__PROBLEM REQUIREMENTS__
Check each line of the listing below for the string "this", and copy the ones that have it.

__DATA PROVIDED__
═══

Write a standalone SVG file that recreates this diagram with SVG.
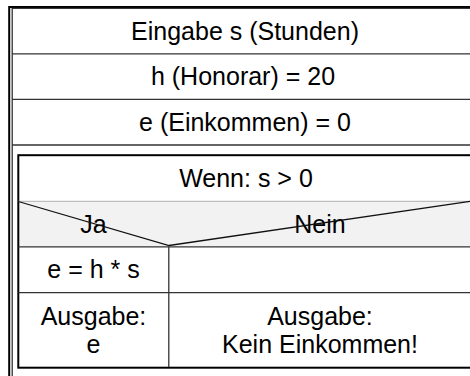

═══

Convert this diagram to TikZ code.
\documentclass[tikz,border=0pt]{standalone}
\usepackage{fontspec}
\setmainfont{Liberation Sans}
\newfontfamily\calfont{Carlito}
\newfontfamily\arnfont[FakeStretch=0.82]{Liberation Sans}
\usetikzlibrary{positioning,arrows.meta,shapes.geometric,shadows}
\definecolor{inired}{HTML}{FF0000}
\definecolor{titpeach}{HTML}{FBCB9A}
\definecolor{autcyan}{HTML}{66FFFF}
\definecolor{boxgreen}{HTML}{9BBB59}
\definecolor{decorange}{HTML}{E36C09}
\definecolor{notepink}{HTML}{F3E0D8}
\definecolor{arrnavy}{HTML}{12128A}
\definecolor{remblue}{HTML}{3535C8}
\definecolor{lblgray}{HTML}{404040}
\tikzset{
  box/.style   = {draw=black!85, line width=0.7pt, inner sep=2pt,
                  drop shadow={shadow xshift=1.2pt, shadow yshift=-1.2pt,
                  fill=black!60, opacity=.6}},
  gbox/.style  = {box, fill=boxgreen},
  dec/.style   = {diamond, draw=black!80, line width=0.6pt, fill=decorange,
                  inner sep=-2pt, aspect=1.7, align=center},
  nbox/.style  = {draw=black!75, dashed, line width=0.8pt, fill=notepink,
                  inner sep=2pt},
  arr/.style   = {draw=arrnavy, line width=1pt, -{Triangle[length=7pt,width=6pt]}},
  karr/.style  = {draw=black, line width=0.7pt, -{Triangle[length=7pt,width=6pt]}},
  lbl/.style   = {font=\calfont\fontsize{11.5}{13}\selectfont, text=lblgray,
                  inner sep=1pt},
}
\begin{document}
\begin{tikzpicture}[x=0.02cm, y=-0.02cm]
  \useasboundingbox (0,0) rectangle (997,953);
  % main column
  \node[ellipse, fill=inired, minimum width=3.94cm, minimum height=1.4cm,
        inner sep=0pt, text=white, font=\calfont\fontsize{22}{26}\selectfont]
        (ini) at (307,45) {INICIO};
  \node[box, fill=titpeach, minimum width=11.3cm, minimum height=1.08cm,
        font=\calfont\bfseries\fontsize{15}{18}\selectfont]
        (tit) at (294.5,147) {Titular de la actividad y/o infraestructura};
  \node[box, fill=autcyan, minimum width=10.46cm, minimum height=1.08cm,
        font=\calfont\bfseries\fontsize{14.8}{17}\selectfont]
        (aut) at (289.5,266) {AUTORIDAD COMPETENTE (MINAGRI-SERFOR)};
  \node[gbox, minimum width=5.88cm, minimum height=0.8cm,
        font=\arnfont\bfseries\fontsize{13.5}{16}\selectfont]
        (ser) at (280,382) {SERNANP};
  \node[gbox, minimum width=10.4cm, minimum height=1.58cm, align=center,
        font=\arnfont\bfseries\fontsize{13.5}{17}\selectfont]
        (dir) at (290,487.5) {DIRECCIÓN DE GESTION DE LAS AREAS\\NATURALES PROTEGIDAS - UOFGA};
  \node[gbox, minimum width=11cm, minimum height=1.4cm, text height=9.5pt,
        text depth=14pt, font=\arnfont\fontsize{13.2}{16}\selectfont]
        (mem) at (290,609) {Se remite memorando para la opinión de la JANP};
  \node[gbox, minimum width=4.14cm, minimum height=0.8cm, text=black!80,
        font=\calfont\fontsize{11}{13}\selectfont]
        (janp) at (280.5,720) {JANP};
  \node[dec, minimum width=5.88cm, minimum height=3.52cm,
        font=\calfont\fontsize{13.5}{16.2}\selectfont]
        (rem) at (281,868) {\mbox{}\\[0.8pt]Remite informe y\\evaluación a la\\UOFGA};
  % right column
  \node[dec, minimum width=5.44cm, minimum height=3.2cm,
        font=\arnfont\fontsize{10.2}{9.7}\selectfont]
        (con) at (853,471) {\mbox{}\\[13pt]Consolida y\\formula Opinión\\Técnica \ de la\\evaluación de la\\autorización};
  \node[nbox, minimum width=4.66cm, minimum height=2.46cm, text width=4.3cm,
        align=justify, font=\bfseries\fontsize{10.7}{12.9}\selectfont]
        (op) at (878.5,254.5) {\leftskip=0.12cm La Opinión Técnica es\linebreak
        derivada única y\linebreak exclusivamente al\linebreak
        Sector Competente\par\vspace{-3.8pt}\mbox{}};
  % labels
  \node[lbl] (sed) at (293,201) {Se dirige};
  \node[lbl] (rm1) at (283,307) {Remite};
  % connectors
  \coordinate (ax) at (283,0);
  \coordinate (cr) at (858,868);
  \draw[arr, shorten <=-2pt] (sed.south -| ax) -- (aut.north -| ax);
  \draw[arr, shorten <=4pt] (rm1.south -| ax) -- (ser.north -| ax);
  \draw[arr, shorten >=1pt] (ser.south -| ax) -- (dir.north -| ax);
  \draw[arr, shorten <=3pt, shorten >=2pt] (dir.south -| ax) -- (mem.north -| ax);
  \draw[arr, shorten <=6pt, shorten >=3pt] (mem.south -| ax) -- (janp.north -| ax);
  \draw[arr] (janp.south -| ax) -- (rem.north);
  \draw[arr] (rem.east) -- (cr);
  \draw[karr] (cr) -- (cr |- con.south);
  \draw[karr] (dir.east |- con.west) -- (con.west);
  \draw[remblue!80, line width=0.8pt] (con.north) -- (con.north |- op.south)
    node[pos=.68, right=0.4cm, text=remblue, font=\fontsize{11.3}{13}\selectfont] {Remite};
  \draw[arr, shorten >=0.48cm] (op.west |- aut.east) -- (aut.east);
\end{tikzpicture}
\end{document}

═══

__SOLUTION__
Write a standalone SVG file that recreates this diagram with SVG.
Convert this diagram to TikZ code.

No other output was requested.